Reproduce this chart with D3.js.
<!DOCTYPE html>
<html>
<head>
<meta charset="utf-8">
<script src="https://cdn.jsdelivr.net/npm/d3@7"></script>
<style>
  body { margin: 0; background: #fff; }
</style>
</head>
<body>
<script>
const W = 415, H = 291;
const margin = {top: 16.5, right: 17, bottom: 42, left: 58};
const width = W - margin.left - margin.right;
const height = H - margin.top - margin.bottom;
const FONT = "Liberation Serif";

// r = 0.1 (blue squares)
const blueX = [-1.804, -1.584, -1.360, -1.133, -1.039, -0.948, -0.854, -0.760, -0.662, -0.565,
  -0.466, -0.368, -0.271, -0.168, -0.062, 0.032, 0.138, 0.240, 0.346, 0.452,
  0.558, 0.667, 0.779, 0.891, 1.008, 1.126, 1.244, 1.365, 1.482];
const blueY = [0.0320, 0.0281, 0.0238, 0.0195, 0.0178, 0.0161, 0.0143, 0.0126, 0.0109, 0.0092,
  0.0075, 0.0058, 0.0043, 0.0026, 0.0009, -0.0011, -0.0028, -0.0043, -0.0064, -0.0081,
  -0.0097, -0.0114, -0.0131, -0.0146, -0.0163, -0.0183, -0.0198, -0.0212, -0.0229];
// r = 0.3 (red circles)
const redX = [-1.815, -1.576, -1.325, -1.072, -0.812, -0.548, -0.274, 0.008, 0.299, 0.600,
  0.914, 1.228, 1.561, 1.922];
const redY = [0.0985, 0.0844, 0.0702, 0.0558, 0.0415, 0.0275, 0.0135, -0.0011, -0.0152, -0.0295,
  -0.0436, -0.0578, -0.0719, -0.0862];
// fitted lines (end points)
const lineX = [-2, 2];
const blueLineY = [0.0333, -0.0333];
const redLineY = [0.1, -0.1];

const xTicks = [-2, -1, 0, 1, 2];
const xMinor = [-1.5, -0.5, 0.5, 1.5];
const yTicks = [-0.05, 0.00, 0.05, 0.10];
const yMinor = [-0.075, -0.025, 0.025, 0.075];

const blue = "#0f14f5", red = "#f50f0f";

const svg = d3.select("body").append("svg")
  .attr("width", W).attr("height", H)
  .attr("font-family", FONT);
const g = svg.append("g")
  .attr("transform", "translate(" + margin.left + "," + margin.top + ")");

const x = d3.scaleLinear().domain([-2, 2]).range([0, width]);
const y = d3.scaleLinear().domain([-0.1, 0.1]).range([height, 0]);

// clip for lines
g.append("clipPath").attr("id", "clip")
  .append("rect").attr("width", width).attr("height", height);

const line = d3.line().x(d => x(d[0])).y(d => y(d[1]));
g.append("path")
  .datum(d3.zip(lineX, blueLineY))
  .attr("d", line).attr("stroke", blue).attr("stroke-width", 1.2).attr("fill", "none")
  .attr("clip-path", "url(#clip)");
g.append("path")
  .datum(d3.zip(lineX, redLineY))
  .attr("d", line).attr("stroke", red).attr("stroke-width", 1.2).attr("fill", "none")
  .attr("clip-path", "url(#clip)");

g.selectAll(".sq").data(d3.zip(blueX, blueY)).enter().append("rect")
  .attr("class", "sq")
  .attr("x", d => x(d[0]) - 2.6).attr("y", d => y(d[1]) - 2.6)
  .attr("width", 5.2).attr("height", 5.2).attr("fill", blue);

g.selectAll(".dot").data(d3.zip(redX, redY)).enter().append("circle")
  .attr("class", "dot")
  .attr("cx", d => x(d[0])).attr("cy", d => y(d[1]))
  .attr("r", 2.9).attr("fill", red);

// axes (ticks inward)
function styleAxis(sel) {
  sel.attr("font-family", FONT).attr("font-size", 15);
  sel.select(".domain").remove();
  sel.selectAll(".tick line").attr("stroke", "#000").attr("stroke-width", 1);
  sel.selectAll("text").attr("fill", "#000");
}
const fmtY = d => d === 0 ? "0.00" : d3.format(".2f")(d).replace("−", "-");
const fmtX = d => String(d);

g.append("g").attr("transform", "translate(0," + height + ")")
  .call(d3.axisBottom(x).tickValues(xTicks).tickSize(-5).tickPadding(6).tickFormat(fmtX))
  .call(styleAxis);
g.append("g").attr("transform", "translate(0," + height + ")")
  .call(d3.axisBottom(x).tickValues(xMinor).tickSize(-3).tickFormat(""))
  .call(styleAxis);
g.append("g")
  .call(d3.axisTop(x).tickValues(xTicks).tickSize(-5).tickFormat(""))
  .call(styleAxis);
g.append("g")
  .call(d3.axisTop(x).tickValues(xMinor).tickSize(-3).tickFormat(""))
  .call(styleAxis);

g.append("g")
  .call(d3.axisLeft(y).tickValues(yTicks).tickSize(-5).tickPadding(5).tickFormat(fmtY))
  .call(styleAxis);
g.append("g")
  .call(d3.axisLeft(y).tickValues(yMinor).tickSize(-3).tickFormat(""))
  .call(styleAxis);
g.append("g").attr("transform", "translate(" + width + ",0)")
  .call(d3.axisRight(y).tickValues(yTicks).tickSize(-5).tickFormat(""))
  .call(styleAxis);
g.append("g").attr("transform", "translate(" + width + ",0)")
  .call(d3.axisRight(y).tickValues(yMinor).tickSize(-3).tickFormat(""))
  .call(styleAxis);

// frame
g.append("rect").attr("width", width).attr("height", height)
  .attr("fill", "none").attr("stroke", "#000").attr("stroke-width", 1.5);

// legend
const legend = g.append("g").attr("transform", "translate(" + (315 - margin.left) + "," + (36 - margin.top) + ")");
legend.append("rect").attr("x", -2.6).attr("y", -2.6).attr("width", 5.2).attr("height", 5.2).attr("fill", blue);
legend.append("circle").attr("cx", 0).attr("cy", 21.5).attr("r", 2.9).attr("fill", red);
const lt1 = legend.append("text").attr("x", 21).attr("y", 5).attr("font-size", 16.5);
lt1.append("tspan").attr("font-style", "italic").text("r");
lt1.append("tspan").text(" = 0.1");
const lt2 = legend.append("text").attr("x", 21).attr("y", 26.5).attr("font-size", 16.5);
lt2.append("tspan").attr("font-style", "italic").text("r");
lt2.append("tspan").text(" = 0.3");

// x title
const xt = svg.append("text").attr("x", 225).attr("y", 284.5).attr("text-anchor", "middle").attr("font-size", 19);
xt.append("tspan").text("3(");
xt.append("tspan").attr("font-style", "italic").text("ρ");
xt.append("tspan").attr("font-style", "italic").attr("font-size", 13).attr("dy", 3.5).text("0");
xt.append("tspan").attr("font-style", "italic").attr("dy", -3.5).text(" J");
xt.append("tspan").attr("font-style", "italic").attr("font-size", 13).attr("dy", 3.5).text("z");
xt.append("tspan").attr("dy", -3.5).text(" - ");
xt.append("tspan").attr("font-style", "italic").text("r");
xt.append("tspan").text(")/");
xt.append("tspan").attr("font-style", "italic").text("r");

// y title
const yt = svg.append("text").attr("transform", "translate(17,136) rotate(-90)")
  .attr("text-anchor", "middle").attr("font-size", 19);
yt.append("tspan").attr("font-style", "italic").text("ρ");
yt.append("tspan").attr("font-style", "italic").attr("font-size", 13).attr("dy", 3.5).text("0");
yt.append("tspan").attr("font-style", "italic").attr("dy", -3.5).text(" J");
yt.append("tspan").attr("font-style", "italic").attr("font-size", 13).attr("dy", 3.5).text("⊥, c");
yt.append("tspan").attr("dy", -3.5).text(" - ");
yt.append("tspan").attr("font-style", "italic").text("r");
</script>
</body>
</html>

:: Request ::
The required output is the exact run of lines from the beginning of the listing above to the line that contains "const yMinor = [-0.075, -0.025, 0.025, 0.075];", inclusive of both.

:: Solution for this task ::
Reproduce this chart with D3.js.
<!DOCTYPE html>
<html>
<head>
<meta charset="utf-8">
<script src="https://cdn.jsdelivr.net/npm/d3@7"></script>
<style>
  body { margin: 0; background: #fff; }
</style>
</head>
<body>
<script>
const W = 415, H = 291;
const margin = {top: 16.5, right: 17, bottom: 42, left: 58};
const width = W - margin.left - margin.right;
const height = H - margin.top - margin.bottom;
const FONT = "Liberation Serif";

// r = 0.1 (blue squares)
const blueX = [-1.804, -1.584, -1.360, -1.133, -1.039, -0.948, -0.854, -0.760, -0.662, -0.565,
  -0.466, -0.368, -0.271, -0.168, -0.062, 0.032, 0.138, 0.240, 0.346, 0.452,
  0.558, 0.667, 0.779, 0.891, 1.008, 1.126, 1.244, 1.365, 1.482];
const blueY = [0.0320, 0.0281, 0.0238, 0.0195, 0.0178, 0.0161, 0.0143, 0.0126, 0.0109, 0.0092,
  0.0075, 0.0058, 0.0043, 0.0026, 0.0009, -0.0011, -0.0028, -0.0043, -0.0064, -0.0081,
  -0.0097, -0.0114, -0.0131, -0.0146, -0.0163, -0.0183, -0.0198, -0.0212, -0.0229];
// r = 0.3 (red circles)
const redX = [-1.815, -1.576, -1.325, -1.072, -0.812, -0.548, -0.274, 0.008, 0.299, 0.600,
  0.914, 1.228, 1.561, 1.922];
const redY = [0.0985, 0.0844, 0.0702, 0.0558, 0.0415, 0.0275, 0.0135, -0.0011, -0.0152, -0.0295,
  -0.0436, -0.0578, -0.0719, -0.0862];
// fitted lines (end points)
const lineX = [-2, 2];
const blueLineY = [0.0333, -0.0333];
const redLineY = [0.1, -0.1];

const xTicks = [-2, -1, 0, 1, 2];
const xMinor = [-1.5, -0.5, 0.5, 1.5];
const yTicks = [-0.05, 0.00, 0.05, 0.10];
const yMinor = [-0.075, -0.025, 0.025, 0.075];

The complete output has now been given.